19 mars, 2024

Imposer le débat sur une faiblesse française.

De bon cœur, j’ai cosigné la tribune rédigée par mon collègue socialiste André Vallini. A la demande du Président Sarkozy et sous l’autorité d’Édouard Balladur, nous avions travaillé ensemble sur l’organisation des collectivités locales et je sais son sens des réalités. Personnellement, je n’aurais pas écrit exactement la même tribune. Mais il a le courage de poser ainsi la question de l’équilibre des pouvoirs constitutionnels depuis l’adoption du quinquennat et le calendrier des élections législatives, en 2002.

L’équilibre, imaginé à l’origine par Michel Debré, tenant d’un parlementarisme « rationalisé », puis accepté par le Général De Gaulle et le Comité Constitutionnel à l’été 1958, enfin ratifié par le référendum d’octobre de la même année, avait certes été modifié par l’élection au Suffrage Universel du Président, votée le 28 octobre 1962.

Mais cette constitution a manifesté souplesse et résistance. Les dissolutions, tout comme les cohabitations diverses (1986,-1988, 1993-1995, mais aussi de 1978 à 1981 entre UDF et RPR) n’ont jamais empêché la France d’être gouvernée. En pratique, les partis politiques se chargeaient principalement des législatives. Pour les Présidentielles, des personnalités plus indépendantes émergeaient. Au Centre, Lecanuet en 1965 ou Poher en 1969 n’avaient pas le soutien des partis principaux, pas plus que Valéry Giscard d’Estaing en 1974. A Gauche, Jean-Pierre Chevènement et naturellement Emmanuel Macron étaient tout aussi libres.

En cas de conflit ouvert entre les deux pouvoirs, les dissolutions permirent aux Présidents concernés d’en appeler aux électeurs : 1962, 1968, 1981 ou 1988.

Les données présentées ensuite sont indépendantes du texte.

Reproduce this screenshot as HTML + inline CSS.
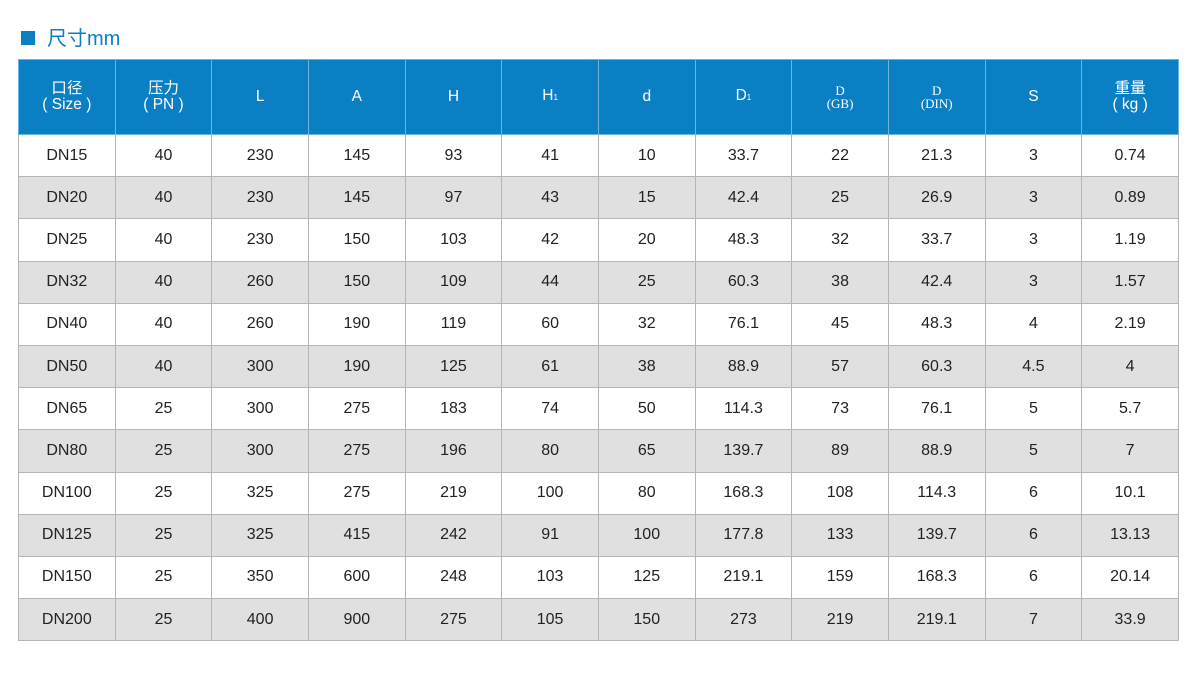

De plus, le référendum, si le Président s’engage lui-même (1962 et 1969), participe à la solution du conflit.

En apparence, depuis 2002, tout est simple et cohérent, ni cohabitation, ni conflit : le Président élu pour cinq ans n’a plus à affronter le risque législatif. Les partis n’ont plus la charge de préparer et de remporter les élections, comme par exemple en 1967, 1973, 1978, 1986 ou 1993. Depuis 2002, ils se contentent de s’aligner sur le résultat présidentiel. Leur seul choix est de soutenir ou de combattre des projets dont ils prennent connaissance souvent par la presse ou par le net. C’est le degré zéro de la démocratie parlementaire. Et s’il y avait encore le moindre doute, les initiatives récentes de l’Exécutif de « nommer les représentants du peuple » par tirage au sort ou d’introduire, entre le texte de l’Assemblée Nationale et la saisine du Sénat, une commission d’experts choisis par le Pouvoir, balayent les dernières illusions.

Le système est préoccupant : plus de 40 millions d’électeurs et un seul Président. C’est simple, mais cela ne marche plus vraiment. La France manque de médiation. Le Parlement ne joue plus ce rôle et c’est une France désordonnée qui se fait entendre par toutes sortes de voies, des gilets jaunes aux bonnets rouges, des sondages aux réseaux sociaux.

Pour rétablir cette médiation, il faut dissocier l’Exécutif et le Législatif. Il n’y a, en effet, que deux solutions, faute de revenir au septennat, soit ramener à quatre années le mandat législatif, soit introduire une large proportionnelle. Ce scrutin ayant le mérite de restituer la diversité française, et donc le devoir d’en tenir compte. Car il faut toujours trouver une synthèse. C’est le rôle du Premier Ministre : être celui qui fait fonctionner une majorité sous le regard attentif du Président, fort de son pouvoir institutionnel mais tenu de respecter l’opinion de tous les Français, qui ne se limite pas à ses seuls partisans du premier tour de la Présidentielle.

Ouvrir ce débat a le mérite d’éclairer l’opinion française sur les faiblesses d’un régime politique en apparence fort qui s’épuise cependant dans l’action faute de s’appuyer sur l’interlocuteur responsable des démocraties modernes : un Parlement autonome, loyal à ses électeurs sans être dépendant de l’exécutif. Or, le mode de scrutin est structurant de cette relation.